CFT approves delay of 2016 budget to Jan. 31

PHILIPSBURG--Finance Minister Richard Gibson has received approval from the Committee for Financial Supervision CFT, to delay the approval of the 2016 budget until January 31, 2016. By law, the budget for the coming year should be established by December 15.

CFT Chairman Age Bakker told the press on Tuesday, the task of incorporating the terms in the targeted instruction from the Kingdom Council of Ministers to get the country’s financial house in order is “a formidable task.”

Up to now, Government had not fully met any of the terms of the targeted instruction although “progress has been made” by the previous Marcel Gumbs Cabinet. “Urgent action us needed” since the November-1 deadline for meeting the terms of the instruction has passed and Government wishes to undertake capital expenses in the coming year, Bakker said.

The coming year will be “a tough, challenging year, but I think it is doable,” he said.

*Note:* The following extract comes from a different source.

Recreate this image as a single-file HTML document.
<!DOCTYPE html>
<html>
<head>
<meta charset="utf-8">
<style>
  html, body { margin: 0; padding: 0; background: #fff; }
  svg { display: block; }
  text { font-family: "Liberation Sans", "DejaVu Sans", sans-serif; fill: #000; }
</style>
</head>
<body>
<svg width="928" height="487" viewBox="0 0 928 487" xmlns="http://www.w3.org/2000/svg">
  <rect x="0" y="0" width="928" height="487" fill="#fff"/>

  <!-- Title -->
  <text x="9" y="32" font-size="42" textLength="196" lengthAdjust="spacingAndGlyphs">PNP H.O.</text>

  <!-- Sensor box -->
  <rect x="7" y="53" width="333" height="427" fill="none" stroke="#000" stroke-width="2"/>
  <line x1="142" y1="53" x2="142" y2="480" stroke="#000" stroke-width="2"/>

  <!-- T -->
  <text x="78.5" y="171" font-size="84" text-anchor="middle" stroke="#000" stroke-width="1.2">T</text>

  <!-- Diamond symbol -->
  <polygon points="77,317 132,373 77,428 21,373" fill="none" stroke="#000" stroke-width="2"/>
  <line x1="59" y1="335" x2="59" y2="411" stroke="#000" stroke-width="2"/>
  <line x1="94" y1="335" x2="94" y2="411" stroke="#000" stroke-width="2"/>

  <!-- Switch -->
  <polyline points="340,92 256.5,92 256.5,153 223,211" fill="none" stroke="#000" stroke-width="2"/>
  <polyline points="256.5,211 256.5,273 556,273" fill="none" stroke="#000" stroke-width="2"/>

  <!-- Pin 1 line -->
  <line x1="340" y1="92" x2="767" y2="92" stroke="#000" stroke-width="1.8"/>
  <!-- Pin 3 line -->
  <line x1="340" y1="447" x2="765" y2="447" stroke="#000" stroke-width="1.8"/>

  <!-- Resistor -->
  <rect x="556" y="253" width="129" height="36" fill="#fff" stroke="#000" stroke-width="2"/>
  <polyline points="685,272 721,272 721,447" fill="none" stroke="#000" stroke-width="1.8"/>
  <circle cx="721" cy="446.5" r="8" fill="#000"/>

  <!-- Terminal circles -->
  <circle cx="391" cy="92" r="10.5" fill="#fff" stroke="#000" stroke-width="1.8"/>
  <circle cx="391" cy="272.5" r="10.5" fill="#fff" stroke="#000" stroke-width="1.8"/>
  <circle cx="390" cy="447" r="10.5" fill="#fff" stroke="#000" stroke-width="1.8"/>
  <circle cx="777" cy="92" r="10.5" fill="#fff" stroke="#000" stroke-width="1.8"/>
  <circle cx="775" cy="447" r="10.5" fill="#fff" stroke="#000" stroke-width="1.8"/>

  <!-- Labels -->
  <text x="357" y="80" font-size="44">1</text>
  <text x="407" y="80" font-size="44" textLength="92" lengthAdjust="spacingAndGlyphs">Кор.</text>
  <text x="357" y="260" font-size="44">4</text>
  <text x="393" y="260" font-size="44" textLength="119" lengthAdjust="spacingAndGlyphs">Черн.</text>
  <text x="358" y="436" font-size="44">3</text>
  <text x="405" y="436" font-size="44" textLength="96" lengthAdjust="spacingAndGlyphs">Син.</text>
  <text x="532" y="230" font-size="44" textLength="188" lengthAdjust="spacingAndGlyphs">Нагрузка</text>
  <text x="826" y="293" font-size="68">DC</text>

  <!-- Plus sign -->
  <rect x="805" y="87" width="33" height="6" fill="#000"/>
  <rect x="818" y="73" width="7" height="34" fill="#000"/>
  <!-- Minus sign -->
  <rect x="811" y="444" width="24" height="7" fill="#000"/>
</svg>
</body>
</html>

The need for St. Maarten to meet the goals set out in the targeted instruction “as soon as possible” was highlight in CFT’s separate meetings with Gibson, Council of Ministers, and Parliament. The country is not allowed to borrow any money for capital projects until all goals in the instructions are met.

“Capital investments are needed to strengthen the economy of St. Maarten, so there is an urgent need to fulfil the terms of the instruction,” he said. The deadline to meet the goals was November 1; now, there is an agreement with the Council of Ministers that the goals will be met within the framework of the 2016 budget by January 31.

Government has agreed to make some payments to service its arrears to the General Pension Fund APS and Social and Health Insurance SZV in the 2016 budget, and to spread the reminder over the coming years, said Bakker.

Achieving all the goals “…is doable. It is not easy, but it must be done in a realistic way. It must not be done in the way of the past. We must now take a different attitude,” he said.

All ministers of finance with no exclusion, after 10-10-10, have said they would raise tax compliance. “But, each time not a single dollar came out of it. Now, this minister has said you have to take a realistic view on income” thus keeping the 2016 budget at a cap of some NAf. 445 million, said Bakker. “That means some difficult choices have to be made in expenditure to come up with a balanced budget.”

Upon the return of the CFT board in March, Bakker hopes he can inform the Kingdom Council of Ministers that St. Maarten has met all of the requirements of the targeted instruction.

The meeting with Parliament’s Permanent Committed for Finance was held in Parliament House during a power outage. Bakker described it as “peculiar circumstances” adding that though there was no electricity “there was enough electricity in the air” to keep the meeting going.

Bakker welcomed the addition of a St. Maarten member on the CFT board after a vacancy stretching for more than a year. Maria van der Sluijs Plantz is “a child of St. Maarten” who knows how “to bridge the culture gaps” when these arise.

Van der Sluijs Plantz said St. Maarten has a lot of challenges. “I am determined to work myself out of a job,” she said referring to the stipulation in the Kingdom Law on Temporary Financial Supervision for Curaçao and St. Maarten, that supervision will come to an end when the country has five consecutive years of no deficit.